Data for the task>
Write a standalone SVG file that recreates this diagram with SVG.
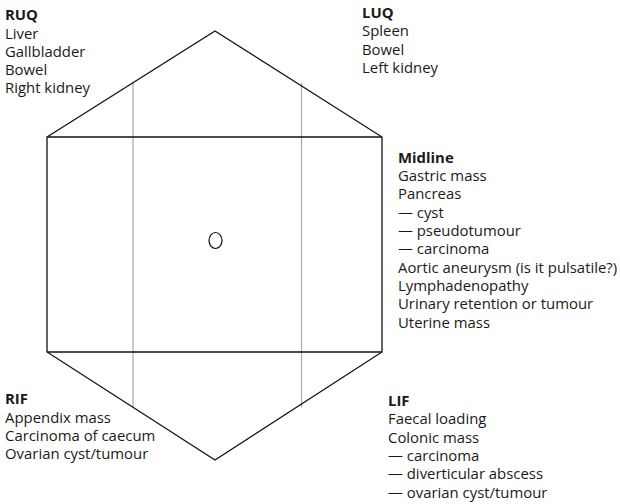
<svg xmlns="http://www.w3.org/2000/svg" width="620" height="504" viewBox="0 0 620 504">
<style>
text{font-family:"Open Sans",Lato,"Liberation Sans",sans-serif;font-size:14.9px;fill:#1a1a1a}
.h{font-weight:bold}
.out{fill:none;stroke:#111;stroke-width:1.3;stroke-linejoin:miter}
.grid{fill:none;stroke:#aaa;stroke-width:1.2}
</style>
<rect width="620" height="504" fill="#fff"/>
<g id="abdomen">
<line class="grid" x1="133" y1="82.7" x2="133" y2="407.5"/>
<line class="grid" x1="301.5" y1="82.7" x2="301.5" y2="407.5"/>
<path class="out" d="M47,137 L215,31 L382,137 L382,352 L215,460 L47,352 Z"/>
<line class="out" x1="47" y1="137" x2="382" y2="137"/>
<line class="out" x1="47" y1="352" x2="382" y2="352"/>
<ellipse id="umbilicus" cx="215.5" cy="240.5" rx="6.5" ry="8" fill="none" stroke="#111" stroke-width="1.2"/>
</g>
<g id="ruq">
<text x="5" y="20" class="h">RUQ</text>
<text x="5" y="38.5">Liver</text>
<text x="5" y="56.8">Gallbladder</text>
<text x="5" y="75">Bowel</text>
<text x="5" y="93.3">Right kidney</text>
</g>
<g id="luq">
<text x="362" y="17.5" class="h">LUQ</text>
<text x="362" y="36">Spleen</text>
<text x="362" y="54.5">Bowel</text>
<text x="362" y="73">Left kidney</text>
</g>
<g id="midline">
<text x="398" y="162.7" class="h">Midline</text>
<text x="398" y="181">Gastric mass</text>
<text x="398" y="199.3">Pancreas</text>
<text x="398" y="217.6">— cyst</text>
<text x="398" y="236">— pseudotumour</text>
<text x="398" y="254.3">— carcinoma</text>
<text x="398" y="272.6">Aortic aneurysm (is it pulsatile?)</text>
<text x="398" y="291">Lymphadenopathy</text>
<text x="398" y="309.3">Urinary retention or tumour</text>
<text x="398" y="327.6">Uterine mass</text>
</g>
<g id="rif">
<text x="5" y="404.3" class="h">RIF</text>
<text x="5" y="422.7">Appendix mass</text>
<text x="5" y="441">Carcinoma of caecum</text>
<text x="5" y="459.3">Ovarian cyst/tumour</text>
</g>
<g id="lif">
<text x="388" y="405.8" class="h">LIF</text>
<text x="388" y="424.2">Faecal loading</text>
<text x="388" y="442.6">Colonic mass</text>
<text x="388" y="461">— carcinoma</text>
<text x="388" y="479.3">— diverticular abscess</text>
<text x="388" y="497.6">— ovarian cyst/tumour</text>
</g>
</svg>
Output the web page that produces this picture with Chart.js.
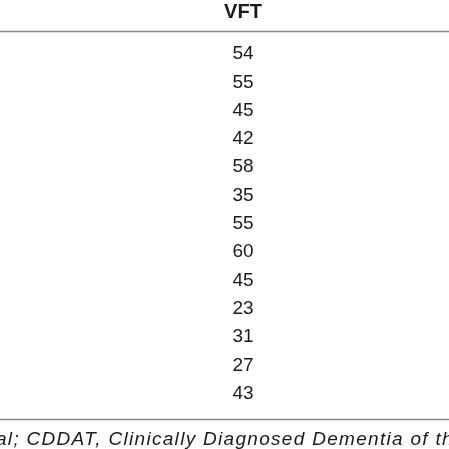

Written instruction>
Leave out the pictures and print each record exactly as it stands.

Answer to this problem>
Write a standalone SVG file that recreates this diagram with SVG.
<svg xmlns="http://www.w3.org/2000/svg" width="620" height="504" viewBox="0 0 620 504">
<style>
text{font-family:"Open Sans",Lato,"Liberation Sans",sans-serif;font-size:14.9px;fill:#1a1a1a}
.h{font-weight:bold}
.out{fill:none;stroke:#111;stroke-width:1.3;stroke-linejoin:miter}
.grid{fill:none;stroke:#aaa;stroke-width:1.2}
</style>
<rect width="620" height="504" fill="#fff"/>
<g id="abdomen">
<line class="grid" x1="133" y1="82.7" x2="133" y2="407.5"/>
<line class="grid" x1="301.5" y1="82.7" x2="301.5" y2="407.5"/>
<path class="out" d="M47,137 L215,31 L382,137 L382,352 L215,460 L47,352 Z"/>
<line class="out" x1="47" y1="137" x2="382" y2="137"/>
<line class="out" x1="47" y1="352" x2="382" y2="352"/>
<ellipse id="umbilicus" cx="215.5" cy="240.5" rx="6.5" ry="8" fill="none" stroke="#111" stroke-width="1.2"/>
</g>
<g id="ruq">
<text x="5" y="20" class="h">RUQ</text>
<text x="5" y="38.5">Liver</text>
<text x="5" y="56.8">Gallbladder</text>
<text x="5" y="75">Bowel</text>
<text x="5" y="93.3">Right kidney</text>
</g>
<g id="luq">
<text x="362" y="17.5" class="h">LUQ</text>
<text x="362" y="36">Spleen</text>
<text x="362" y="54.5">Bowel</text>
<text x="362" y="73">Left kidney</text>
</g>
<g id="midline">
<text x="398" y="162.7" class="h">Midline</text>
<text x="398" y="181">Gastric mass</text>
<text x="398" y="199.3">Pancreas</text>
<text x="398" y="217.6">— cyst</text>
<text x="398" y="236">— pseudotumour</text>
<text x="398" y="254.3">— carcinoma</text>
<text x="398" y="272.6">Aortic aneurysm (is it pulsatile?)</text>
<text x="398" y="291">Lymphadenopathy</text>
<text x="398" y="309.3">Urinary retention or tumour</text>
<text x="398" y="327.6">Uterine mass</text>
</g>
<g id="rif">
<text x="5" y="404.3" class="h">RIF</text>
<text x="5" y="422.7">Appendix mass</text>
<text x="5" y="441">Carcinoma of caecum</text>
<text x="5" y="459.3">Ovarian cyst/tumour</text>
</g>
<g id="lif">
<text x="388" y="405.8" class="h">LIF</text>
<text x="388" y="424.2">Faecal loading</text>
<text x="388" y="442.6">Colonic mass</text>
<text x="388" y="461">— carcinoma</text>
<text x="388" y="479.3">— diverticular abscess</text>
<text x="388" y="497.6">— ovarian cyst/tumour</text>
</g>
</svg>
Output the web page that produces this picture with Chart.js.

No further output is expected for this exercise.